Bangalore: Importers weighed down by a so-called nomination premium indirectly collected from them are waiting for the Chennai high court to vacate a stay order on a customs department rule that seeks to end the practice.
Container freight station (CFS) operators near several ports have been routinely paying a nomination premium to shipping lines to get business and then recovering the money from importers, making imports costlier.
In 2006, the customs department in Chennai issued a notice permitting importers or their agents to nominate a CFS of their choice, but the rule has got stuck in court.?The?new rule would have clipped the power of shipping lines to nominate a CFS, trade members said.
“The customs department implemented the new rule for some time before it was stayed by the Chennai high court on a petition filed by the Container Shipping Lines Association (CSLA),” said A.V. Vijayakumar, secretary of the Chennai Custom House Agents Association, a body recognized by the Commissioner of Customs, Chennai.
Also Read | Freight stations pay a premium to get business
The association of container carriers operating from India had petitioned the court in early 2009 arguing the customs department had no authority or jurisdiction to amend the import general manifest (IGM) without their knowledge.
IGM is a document filed by shipping lines with the customs department at least 48 hours before a ship arrives at a particular port for unloading containers. The high court stayed the new rule in April 2009. The court has now completed its hearing in the case, but hasn’t fixed a date yet for delivering its verdict.
“Because of the stay order, the import containers are moving to the CFS according to the choice of the shipping lines and not according to the importers or their custom house agents,” Vijayakumar said. His association has filed an appeal for vacation of the stay.
“We are waiting for a verdict from the court,” said K.B. Bhat, a joint commissioner of customs in Chennai. CSLA declined to comment on the issue as the matter is before the court.
A CFS is a facility licensed by the customs department to help decongest a port by shifting containerized cargo and carrying out customs-related activities outside the port area.
The customs department’s new rule would have changed how import containers are cleared in India after being unloaded from a ship.
The responsibility of a container shipping company begins at the originating container yard and ends at the destination yard. In most countries, importers take delivery of the containers at the container yard itself after paying customs duty. But in India, due to customs procedures and space constraints at ports, customs clearance happens at the CFS.

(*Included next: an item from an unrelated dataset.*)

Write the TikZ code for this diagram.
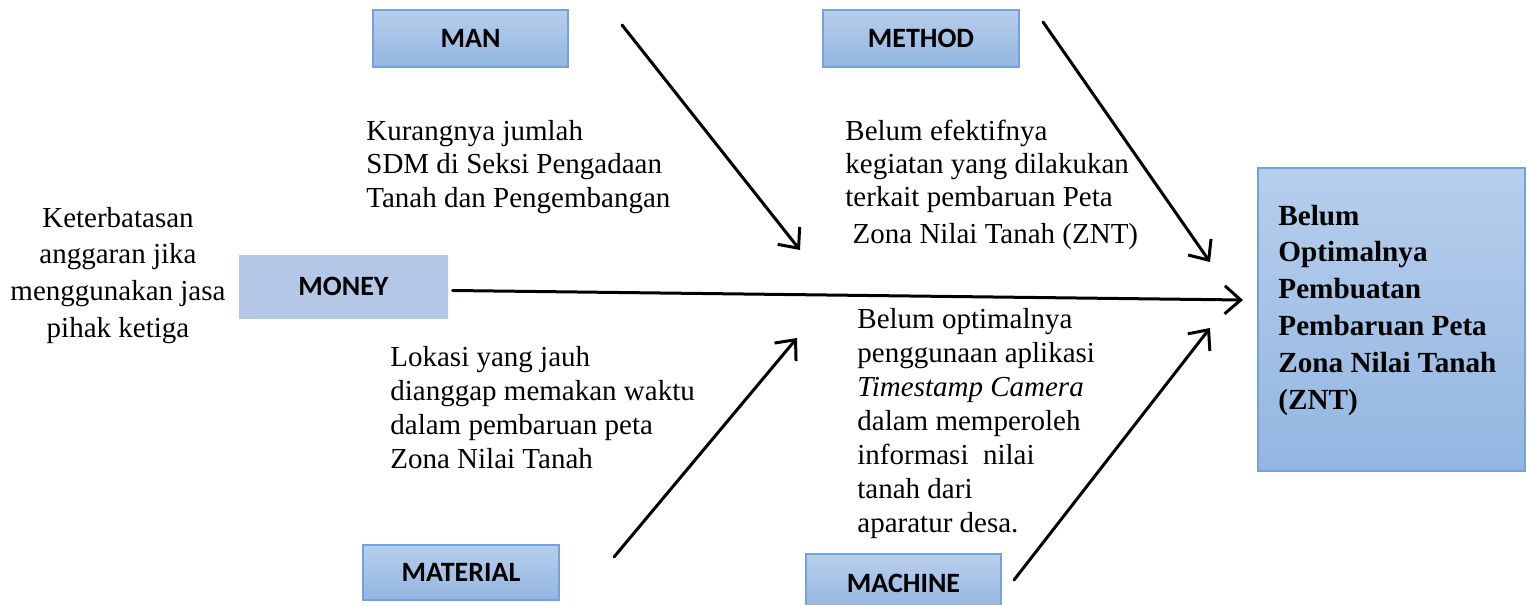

Shipping lines, having assumed responsibility for the containers till they reach a CFS, have thus claimed the right to nominate a CFS where the containers would be delivered, in return for a premium fee from the operators.
The premium is passed on by CFS operators to custom house agents who, in turn, get the importers to pay for it.
The 29 CFS operators servicing the Chennai port, India’s second busiest container port, handle around 500,000 standard containers a year.
“Because of the intense competition between CFS operators for containers, the nomination premium paid to shipping lines is currently around Rs3,000 for a container,” a trade person close to the matter said on condition of anonymity.